Friday July 11, 2003
The Competing Social and Political Philosophies Regarding Same-Sex Unions
Natural Law vs Positivism
by Nicole Scheidl
There are two competing visions of social and political philosophy at play within the controversy surrounding same-sex marriages. The classical/medieval vision espoused by philosophers such as Socrates, Plato, Aristotle and St. Thomas Aquinas is in conflict with the modern philosophical vision espoused by Thomas Hobbes, John Locke and Jean Jacques Rousseau.
The classical vision sets forth the view that the state is natural part of human reality. The human person is a social and political animal and it is natural, therefore for human beings to come together in a group and govern themselves through politics. Political activity is, therefore both necessary and good. The classical view sees a natural unity between ethics and politics and that the state is a moral community that has as its end the moral good of its members – their happiness and fulfilment as human persons. Since reason is an essential element of political organization, the democratic process of full public debate on issues of the day is a necessary component of the formation of the laws that govern us.
St. Thomas Aquinas developed this thesis more fully in his work on natural law. Natural law is law that is not necessarily written down in a code but is discoverable by reason alone. Natural law means moral reason and is based on the presumption that we have the capacity to use reason to arrive at certain ethical conclusions that ought to be binding upon us. All human law should be coherent with natural law and thus will have an appropriate moral component, depending on the type of law.
Contrasted with this tradition is that espoused by John Locke and other social contract theorists. In essence philosophers of this tradition believe that the state is purely conventional – a creation of humanity, not a natural or essential aspect of who we are as human beings. This theory of the state is based on the idea that human beings consent to be governed by the state in the form of a contract. Thus the contract between the individual and the state set out the mutual obligations of each – the citizen is obligated to obey the legitimate laws and the state is obligated to respect the rights of the citizens.
Woven through the social contract tradition in North American legal scholarship is the view of law called positivism. Positivism is the opposite of a natural law view of the law. The legal positivist believes that a law is valid if it is properly passed by a legitimate authority. In essence the law can be whatever we say it is – without any recourse to a moral framework. Thus the legitimate laws that the citizen is obligated to obey are the laws duly passed by Parliament or in the case of same-sex marriages – the laws as interpreted by the courts.

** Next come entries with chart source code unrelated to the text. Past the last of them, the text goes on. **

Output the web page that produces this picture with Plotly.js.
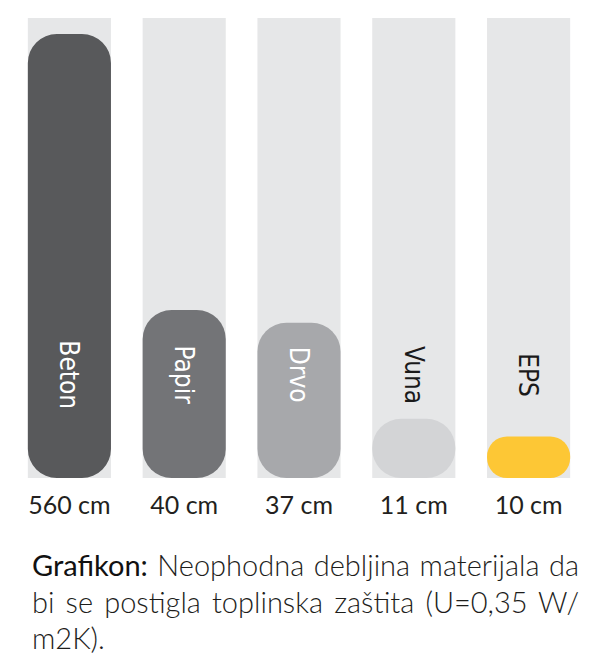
<!DOCTYPE html>
<html>
<head>
<meta charset="utf-8">
<script src="https://cdn.plot.ly/plotly-3.0.1.min.js"></script>
<style>
  html, body { margin: 0; padding: 0; background: #ffffff; }
  #wrap { position: relative; width: 596px; height: 666px; overflow: hidden; }
  #chart { position: absolute; left: 0; top: 0; width: 596px; height: 666px; }
  #caption { position: absolute; left: 32px; top: 547px; width: 547px;
             font-family: Lato, sans-serif; font-size: 29px; line-height: 36.5px;
             color: #1d1d1b; font-weight: 300; white-space: nowrap; }
  #caption .j { text-align: justify; text-align-last: justify; }
  #caption b { font-weight: 400; color: #111111; }
</style>
</head>
<body>
<div id="wrap">
  <div id="chart"></div>
  <div id="caption">
    <div class="j"><b>Grafikon:</b> Neophodna debljina materijala da</div>
    <div class="j">bi se postigla toplinska zaštita (U=0,35 W/</div>
    <div>m2K).</div>
  </div>
</div>
<script>
// ---- data ----
const materials = ['Beton', 'Papir', 'Drvo', 'Vuna', 'EPS'];
const thicknessCm = [560, 40, 37, 11, 10];
// bar lengths as drawn in the picture (scale is broken: Beton's bar is cut)
const drawnLength = [105.8, 40, 37, 14.1, 9.9];
const trackLength = [109.6, 109.6, 109.6, 109.6, 109.6];
const tickLabels = thicknessCm.map(v => v + ' cm');
const barColors = ['#58595b', '#737477', '#a7a8ab', '#d3d4d6', '#fdc735'];
const labelColors = ['#ffffff', '#ffffff', '#ffffff', '#1a1a1a', '#1a1a1a'];
const labelPos = 24.6;

const traces = [
  {
    type: 'bar', x: materials, y: trackLength,
    marker: { color: '#e6e7e8' }, hoverinfo: 'skip'
  },
  {
    type: 'bar', x: materials, y: drawnLength, base: materials.map(() => 0),
    marker: { color: barColors, cornerradius: 29 }, hoverinfo: 'skip'
  }
];

const annotations = materials.map((m, i) => ({
  x: m, y: labelPos, xref: 'x', yref: 'y', text: m, textangle: 90,
  showarrow: false,
  font: { family: 'Liberation Sans Narrow, DejaVu Sans Condensed, Open Sans, sans-serif', size: 26, color: labelColors[i] }
}));

const layout = {
  width: 596, height: 666,
  margin: { l: 12, r: 10, t: 18, b: 188, pad: 0 },
  paper_bgcolor: '#ffffff', plot_bgcolor: '#ffffff',
  barmode: 'overlay', bargap: 0.276,
  showlegend: false,
  xaxis: {
    type: 'category', tickvals: materials, ticktext: tickLabels,
    ticks: '', showline: false, showgrid: false, zeroline: false,
    ticklabelstandoff: 10,
    tickfont: { family: 'Lato, sans-serif', size: 25, color: '#231f20' }
  },
  yaxis: { range: [0, 109.6], visible: false, showgrid: false, zeroline: false },
  annotations: annotations
};

Plotly.newPlot('chart', traces, layout, { staticPlot: true, displayModeBar: false });
</script>
</body>
</html>
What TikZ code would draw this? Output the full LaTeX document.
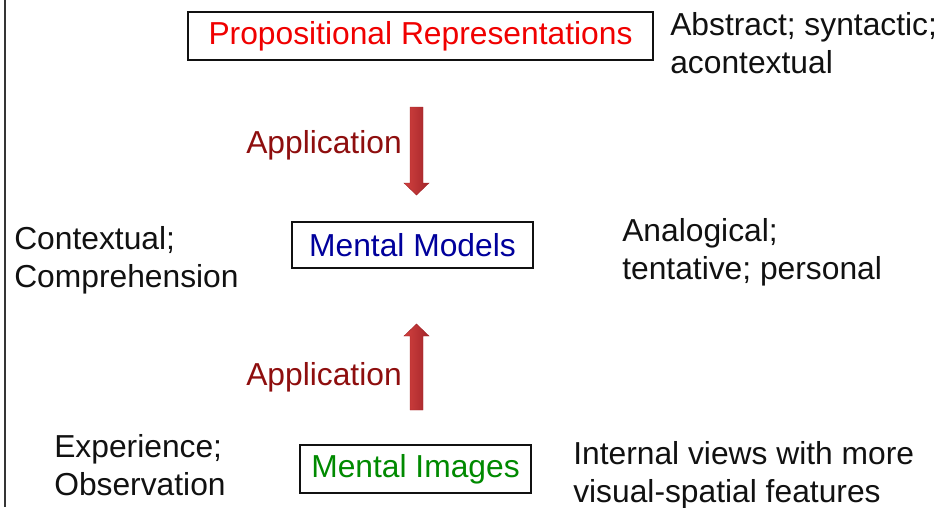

This view of the law underpins the reasoning in the recent Ontario Court of Appeal decision regarding same-sex marriages. The courts have taken the view that in 1866 in the case of Hyde v. Hyde and Woodmansee, they defined marriage and therefore they (the courts) have the right to change the definition of marriage to reflect changing social realities. This view of the law gives the courts great power to re-engineer society with their own personal social vision while circumventing the democratic process.
Nicole Scheidl received a law degree from Queen’s University and a Masters in Law from Osgoode Law School in Toronto. She has been a practising lawyer but a few years ago switched careers to teach philosophy and other subjects at Hawthorn School for Girls.